For more than a decade, the Center for Strategic and Budgetary Assessments (CSBA) has closely followed emerging technologies that, integrated with new operational concepts and organizational structures, offer the potential to  fundamentally change how advanced militaries fight. Such changes in the conduct of war constitute what has come to be called a “revolution in military affairs,” or RMA. The German military’s development of Blitzkrieg in the years between the two World Wars (1918-1939) constitutes one of the more familiar examples of an RMA. Visionary officers integrated tanks, radio communications, and tactical aircraft with opportunistic deep-penetration tactics and the flexible, combined arms structure of the Panzer division in ways that still influence how we conduct combined- arms warfare.
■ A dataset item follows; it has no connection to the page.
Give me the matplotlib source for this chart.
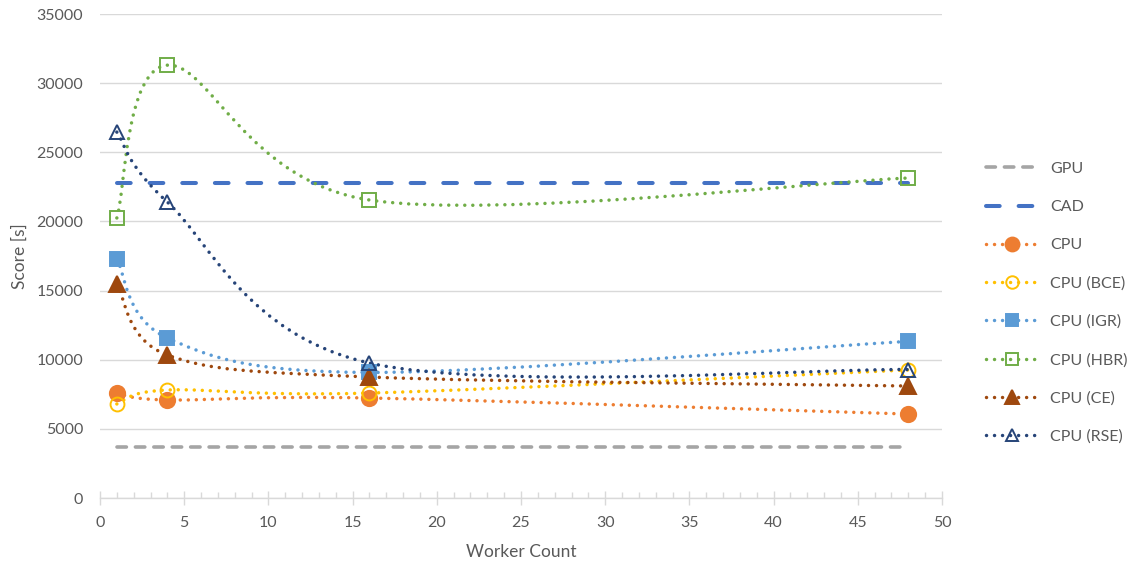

Directed-Energy Weapons: More than “Interesting Toys?”

Lasers have long been considered a technology that could give rise to a new RMA. As a December 2007 Defense Science Board on directed-energy weapons (DEW) observed, lasers promise to be a transformational “game changer” in military operations. To date, though, the only high-energy laser program of record, the Airborne Laser (ABL) for boost phase missile defense, continues to experience delays. ABL is a large chemical laser on a modified 747 platform. Although offering megawatt-class power, chemical lasers are too unwieldy and logistically fragile for “tactical” applications on fighter aircraft, ground combat vehicles, or even most naval combatants.